Os dados constam de um estudo feito em 2014 pelo economista-chefe da GFI, Dev Kar, um indiano com 32 anos de Fundo Monetário Internacional (FMI) no currículo. Foram calculados a partir de dados do Banco Mundial (Bird). E fazem parte de um livro lançado na terça-feira 22, a reunir estudos semelhantes sobre a situação na Índia, no México, na Rússia e nas Filipinas.
Os cinco protagonistas do livro estão entre os principais pontos de partida do fluxo financeiro ilícito no período de 2003 a 2012, segundo a GFI. Em um ranking de 145 países, a Rússia é o segundo (973 bilhões de dólares), o México é o terceiro (514 bilhões), a Índia é o quarto (439 bilhões), o Brasil é o sétimo (217 bilhões) e as Filipinas, a 15ª (93 bilhões).

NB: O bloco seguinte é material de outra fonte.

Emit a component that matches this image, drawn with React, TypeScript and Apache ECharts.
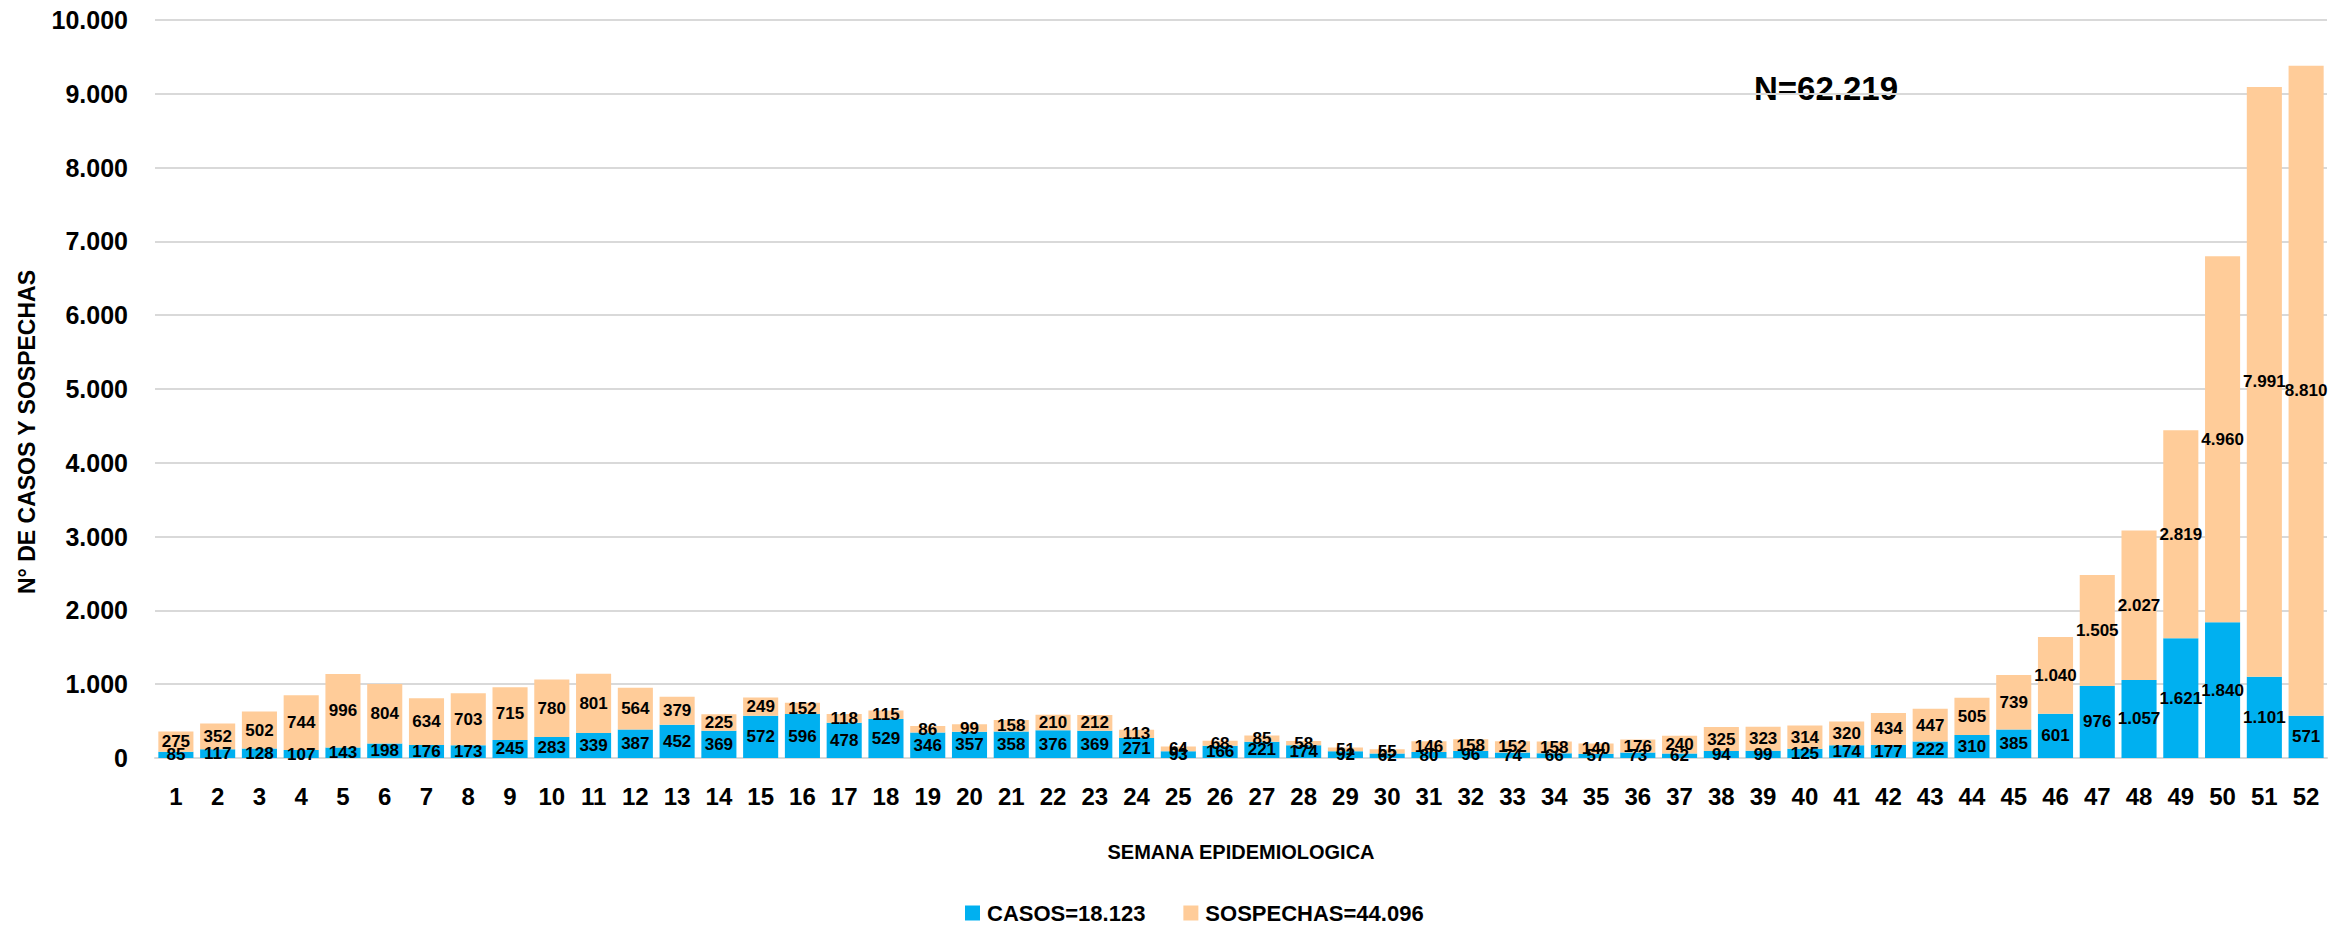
import React, { useEffect, useRef } from "react";
import * as echarts from "echarts";

const weeks = ["1","2","3","4","5","6","7","8","9","10","11","12","13","14","15","16","17","18","19","20","21","22","23","24","25","26","27","28","29","30","31","32","33","34","35","36","37","38","39","40","41","42","43","44","45","46","47","48","49","50","51","52"];

const casos = [85,117,128,107,143,198,176,173,245,283,339,387,452,369,572,596,478,529,346,357,358,376,369,271,93,166,221,174,92,62,80,96,74,66,57,73,62,94,99,125,174,177,222,310,385,601,976,1057,1621,1840,1101,571];

const sospechas = [275,352,502,744,996,804,634,703,715,780,801,564,379,225,249,152,118,115,86,99,158,210,212,113,64,68,85,58,51,55,146,158,152,158,140,176,240,325,323,314,320,434,447,505,739,1040,1505,2027,2819,4960,7991,8810];

const seriesNames = ["CASOS=18.123", "SOSPECHAS=44.096"];
const totalText = "N=62.219";
const xTitle = "SEMANA EPIDEMIOLOGICA";
const yTitle = "N° DE CASOS Y SOSPECHAS";
const yMax = 10000;
const yStep = 1000;

const FONT = '"Liberation Sans", Arial, sans-serif';
const BLUE = "#00B0F0";
const PEACH = "#FFCC99";

const fmt = (v: number) => String(v).replace(/\B(?=(\d{3})+(?!\d))/g, ".");

export default function App() {
  const ref = useRef<HTMLDivElement>(null);
  useEffect(() => {
    if (!ref.current) return;
    const chart = echarts.init(ref.current, null, { renderer: "svg" });
    const labelStyle = {
      show: true,
      position: "inside",
      color: "#000",
      fontFamily: FONT,
      fontWeight: "bold",
      fontSize: 17,
      formatter: (p: any) => fmt(p.value),
    };
    chart.setOption({
      animation: false,
      backgroundColor: "#fff",
      textStyle: { fontFamily: FONT },
      grid: { left: 155, right: 4, top: 20, bottom: 167 },
      legend: {
        left: 965,
        top: 902,
        padding: 0,
        icon: "rect",
        itemWidth: 15,
        itemHeight: 15,
        itemGap: 38,
        textStyle: { fontSize: 22, lineHeight: 22, fontWeight: "bold", color: "#000", fontFamily: FONT, padding: [0, 0, 0, 2] },
        data: seriesNames,
      },
      xAxis: {
        type: "category",
        data: weeks,
        axisTick: { show: false },
        axisLine: { lineStyle: { color: "#d9d9d9", width: 2 } },
        axisLabel: { fontSize: 24, fontWeight: "bold", color: "#000", margin: 26, fontFamily: FONT },
        name: xTitle,
        nameLocation: "middle",
        nameGap: 84,
        nameTextStyle: { fontSize: 20, fontWeight: "bold", color: "#000", fontFamily: FONT },
      },
      yAxis: {
        type: "value",
        min: 0,
        max: yMax,
        interval: yStep,
        axisLabel: {
          fontSize: 25,
          fontWeight: "bold",
          color: "#000",
          margin: 27,
          fontFamily: FONT,
          formatter: (v: number) => fmt(v),
        },
        axisLine: { show: false },
        axisTick: { show: false },
        splitLine: { lineStyle: { color: "#d9d9d9", width: 2 } },
      },
      series: [
        {
          name: seriesNames[0],
          type: "bar",
          stack: "total",
          data: casos,
          barCategoryGap: "16%",
          itemStyle: { color: BLUE },
          label: labelStyle,
          z: 3,
        },
        {
          name: seriesNames[1],
          type: "bar",
          stack: "total",
          data: sospechas,
          barCategoryGap: "16%",
          itemStyle: { color: PEACH },
          label: labelStyle,
          z: 3,
        },
      ],
      graphic: [
        {
          type: "text",
          x: 27,
          y: 432,
          rotation: Math.PI / 2,
          style: {
            text: yTitle,
            fontFamily: FONT,
            fontSize: 23,
            fontWeight: "bold",
            fill: "#000",
            align: "center",
            verticalAlign: "middle",
          },
        },
        {
          type: "text",
          x: 1754,
          y: 88,
          style: {
            text: totalText,
            fontFamily: FONT,
            fontSize: 33,
            fontWeight: "bold",
            fill: "#000",
            align: "left",
            verticalAlign: "middle",
          },
        },
      ],
    });
    return () => chart.dispose();
  }, []);
  return (
    <div
      ref={ref}
      style={{ position: "fixed", left: 0, top: 0, width: 2331, height: 925 }}
    />
  );
}
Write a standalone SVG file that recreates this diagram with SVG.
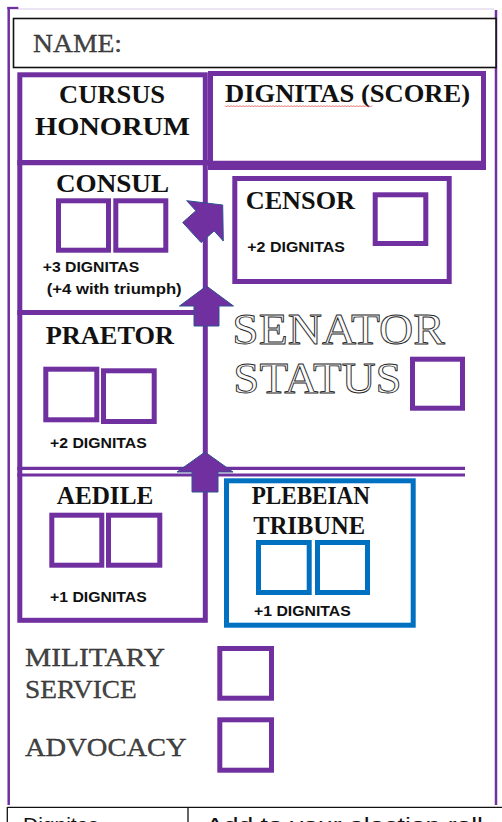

“O subfaturamento de exportações é o mecanismo mais usado pelos empresários brasileiros para transferir capital para o exterior ilicitamente”, diz o estudo de 2014. As firmas vendem para o exterior com preço abaixo dos valores de mercado “para reduzir o lucro que declaram no Brasil”. E fazem isso “geralmente com base em um acordo tácito com o importador no sentido de que ele remeta o valor restante para uma conta offshore [no exterior] controlada pelo titular da empresa”.
Alguns estudos indicam que subfaturar exportação é um meio de a empresa ter patrimônio em um paraíso fiscal para investi-lo posteriormente nela mesma no Brasil. Este investimento disfarçado de investimento estrangeiro proporcionaria novos prejuízos aos cofres públicos: aumento da dívida externa e geração de gastos nas companhias que podem ser abatidos da tributação delas.
O superfaturamento de importações serve ao mesmo objetivo. Pagar por um importado acima do valor de mercado permite às firmas manter uma reserva financeira em paraíso fiscais.
De 1960 a 2012, a GFI estima que o fluxo financeiro ilícito a partir do Brasil tenha atingido 400 bilhões de dólares. Deste total, as manobras das empresas em transações de comércio exterior representaram de 80% do total.
“Temos observado, há muitos anos, uma hesitação por parte do Brasil em atacar, efetivamente, problemas relacionados à fuga de capitais e a saídas ilícitas de recursos do país”, afirma a GFI, a destacar que o País deveria apertar as multinacionais. “O governo deve fazer muito mais para combater tanto o subfaturamento de exportações como o superfaturamento de importações, adotando, proativamente, medidas dissuasivas adicionais em vez de punições retroativas.”
Em seu estudo, a entidade faz algumas sugestões para o governo coibir o fluxo financeiro ilícito. Aprovar lei criminalizadora do subfaturamento de exportações e superfaturamento de importações. Obrigar exportadores e importadores, inclusive seus dirigentes, a assinar termos declarando que os valores de suas transações são reais. Capacitar contradores e auditorias para vasculhar a contabilidade de comércio exterior das companhias.
Diz ainda que o Brasil deveria seguir o exemplo recente de Reino Unido e França e passar a exigir que as empresas informem às autoridades o nome de todos os seus controladores pessoas físicas e de titulares beneficiários. “Torna muito mais difícil a lavagem de produtos de crimes e da corrupção, facilita muito a identificação de relações ocultas entre parceiros comerciais e torna bem menos onerosos os requisitos de vigilância de clientela por parte de bancos”, afirma.
Com tal potencial arrecadatório inexplorado, resta a perplexidade entre observadores do debate orçamentário atualmente em curso no País. “As grandes empresas, principalmente as multinacionais, se aproveitam de uma arquitetura global que permite uma série de manobras e fazem evasão de divisas”, diz Grazielle David, do Instituto de Estudos Sócioeconômicos (Inesc). “E com essa evasão, a conta vai sobrar para alguém: os pobres e a classe média.”